The goal of this project is to develop a lightweight and efficient method for facial expression recognition (FER). The proposed approach aims to improve the performance of FER systems by incorporating a backbone network into the vision transformer. The goal is to achieve high performance while using fewer parameters, making the model more practical for real-world applications. Specifically, the project aims to investigate the effectiveness of combining CNNs and transformers for FER and evaluate different backbone networks as feature extractors. The goal is to experiment with different architectures and training techniques to improve the performance of the proposed method. The proposed method will be evaluated on the AffectNet1 database and compared to state-of-the-art approaches to analyse its strengths and weaknesses.
This project tries to find a lightweight and efficient method to achieve high performance for the FER task. It builds on the methods proposed by Hassani et al.2. Backbone Network for extracting fine level features.Patch extractor is applied to extract relevant features from facial patches. Transformer encoder is implemented as described in 2. Training and Evaluation is conducted on AffectNet1.

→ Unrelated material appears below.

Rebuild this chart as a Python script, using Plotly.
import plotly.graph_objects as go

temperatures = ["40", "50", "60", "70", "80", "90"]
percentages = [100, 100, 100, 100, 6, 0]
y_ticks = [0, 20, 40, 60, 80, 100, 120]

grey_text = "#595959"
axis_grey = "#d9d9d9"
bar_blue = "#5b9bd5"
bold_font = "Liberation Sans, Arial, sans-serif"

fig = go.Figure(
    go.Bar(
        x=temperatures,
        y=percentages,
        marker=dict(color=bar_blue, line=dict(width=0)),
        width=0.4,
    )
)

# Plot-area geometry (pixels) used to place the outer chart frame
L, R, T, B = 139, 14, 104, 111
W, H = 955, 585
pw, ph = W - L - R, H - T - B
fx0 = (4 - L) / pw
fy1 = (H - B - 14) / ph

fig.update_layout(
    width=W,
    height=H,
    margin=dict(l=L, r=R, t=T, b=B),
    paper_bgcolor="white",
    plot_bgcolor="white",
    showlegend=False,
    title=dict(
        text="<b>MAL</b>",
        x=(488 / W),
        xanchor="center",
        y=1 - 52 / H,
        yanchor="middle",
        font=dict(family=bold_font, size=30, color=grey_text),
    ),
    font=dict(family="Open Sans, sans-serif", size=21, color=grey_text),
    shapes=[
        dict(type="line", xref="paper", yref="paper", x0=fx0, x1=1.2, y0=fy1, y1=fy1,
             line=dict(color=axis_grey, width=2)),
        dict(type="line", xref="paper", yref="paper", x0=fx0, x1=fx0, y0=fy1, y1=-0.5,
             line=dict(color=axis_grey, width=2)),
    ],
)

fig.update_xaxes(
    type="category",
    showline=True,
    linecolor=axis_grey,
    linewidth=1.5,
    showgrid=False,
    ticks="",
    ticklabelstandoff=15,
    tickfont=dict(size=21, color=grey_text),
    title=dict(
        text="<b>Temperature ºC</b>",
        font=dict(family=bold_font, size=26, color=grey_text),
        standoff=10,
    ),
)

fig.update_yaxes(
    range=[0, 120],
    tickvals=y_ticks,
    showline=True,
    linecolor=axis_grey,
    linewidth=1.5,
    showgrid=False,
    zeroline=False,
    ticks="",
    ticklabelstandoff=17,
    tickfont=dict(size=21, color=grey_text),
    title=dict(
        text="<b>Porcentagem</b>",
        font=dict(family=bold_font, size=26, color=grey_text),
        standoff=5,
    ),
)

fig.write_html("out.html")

The proposed method achieves an accuracy of 55.54% on the 8-class facial expression recognition task using the AffectNet database, while utilizing only 5.67M parameters.
Top-1 test set accuracy comparisons. * variants trained without oversampling. For more, please, see here
Model | Performance | #Params | link |
---|---|---|---|
VCCT-1 | 53.49% | 11.26M | ckpt |
VCCT-2 | 53.41% | 11.71M | ckpt |
*MCCT-1 | 48.19% | 3.00M | ckpt |
MCCT-1 | 53.24% | 3.00M | ckpt |
*MCCT-2 | 44.16% | 3.44M | ckpt |
MCCT-2 | 54.19% | 3.44M | ckpt |
*MCCT-3 | 41.49% | 3.89M | ckpt |
MCCT-3 | 51.21% | 3.89M | ckpt |
*MCCT-6 | 45.26% | 5.23M | ckpt |
MCCT-6 | 52.79% | 5.23M | ckpt |
*MCCT-7 | 40.79% | 5.67M | ckpt |
MCCT-7 | 55.54% | 5.67M | ckpt |
Currently only notebooks and some scripts are shared. A more structured model and training code will be released soon!
This project is licensed under the MIT License.